4. Start brainstorming for ideas

After you’ve run through the above steps, your whiteboard might look something like the below:

The next part is to start creating ideas that can fill this out into a plan of action. This part is the divergent element of the session.

  • Collate any information you’ve already been able to gather. Make sure all those ideas and data points that you’ve been able to gather prior to the session are laid out for people to see.
  • Get your team to write down as many theme ideas as they can. Set a timer, and let them loose on the kinds of messages and angles that might resonate with your target audience to reach your goal.
  • Get your team to write down any tactical ideas as they can. Set another timer, and get them to write down the tactics you might employ in line with any themes.
    Put these all on the whiteboard. So everyone can see the ideas, make sure they are visible for those looking.

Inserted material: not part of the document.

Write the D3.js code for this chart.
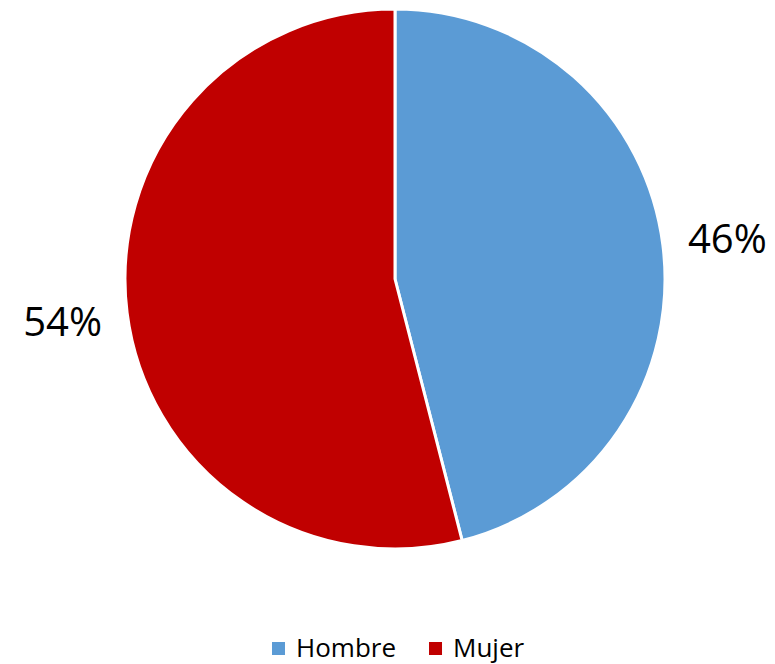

5. Explain, assess and order the ideas

This part of the session is the convergent aspect – where ideas come together in an order that will help you take action.

  • Ask each person in turn to explain the ideas they’ve put on the whiteboard. A small Post-It might not describe the full context of what they’ve written down.
  • Choose which ones to move forward with. If you want your team to vote, an easy approach is to ask them to put a tally mark on their favorite ideas. Those with the most tally marks will be the ones you move forward with.
  • Confirm the plan. If you’ve taken the voting method, you’ll now have an idea of the themes you’ll cover and the tactics to be used. Congratulations! This is the foundation of your plan. Say this out loud so everyone is clear on the approach.
  • Save the other ideas. You will have spent a great deal of creative effort on getting these ideas together, so don’t waste them! Take a photograph or save the Post-Its to help with the next campaign going forward.

6. List the next actions

It’s now time to put the plan into action without delay.

  • Write down at least five next steps you’ll take to put this into play. You may be in a position to plan out all the actions required to bring your plan to fruition, but if not, make sure you list out at least five next steps you’ll need to take.
  • Assign these next steps to members of the team with a date for completion. Make sure each of the next steps has an owner and a deadline for completion.
  • Set a check-in date. While this doesn’t need to be a full meeting, you’ll want to ensure that any plan doesn’t get taken over by the other day-to-day demands placed on your team.
  • Optional – set a retrospective date. So you can learn moving forward, it can be helpful to review your plan to find out whether you achieved your goal, what worked well and what can be improved.

Final Takeaways

  • Be pragmatic. Run with what works. The above steps aren’t all mandatory – and following them rigidly can eat into the sense of agility that you should look to encourage in a team.
  • Make it fun! All too often, group sessions can leave people with lower energy than they started with. As such, make sure to frame it as a fun exercise. You may find it helpful asking someone with facilitation skills to help bring it together.
  • Keep in mind ‘always on’ marketing. Make sure you’re not creating one-hit wonders. From any plan you develop, you’ll want to use it as the foundation for continuous improvement. While this learning can help you re-run the plan, considering ‘always on’ approaches can help you create systems that continue to pay dividends long after they’ve been created.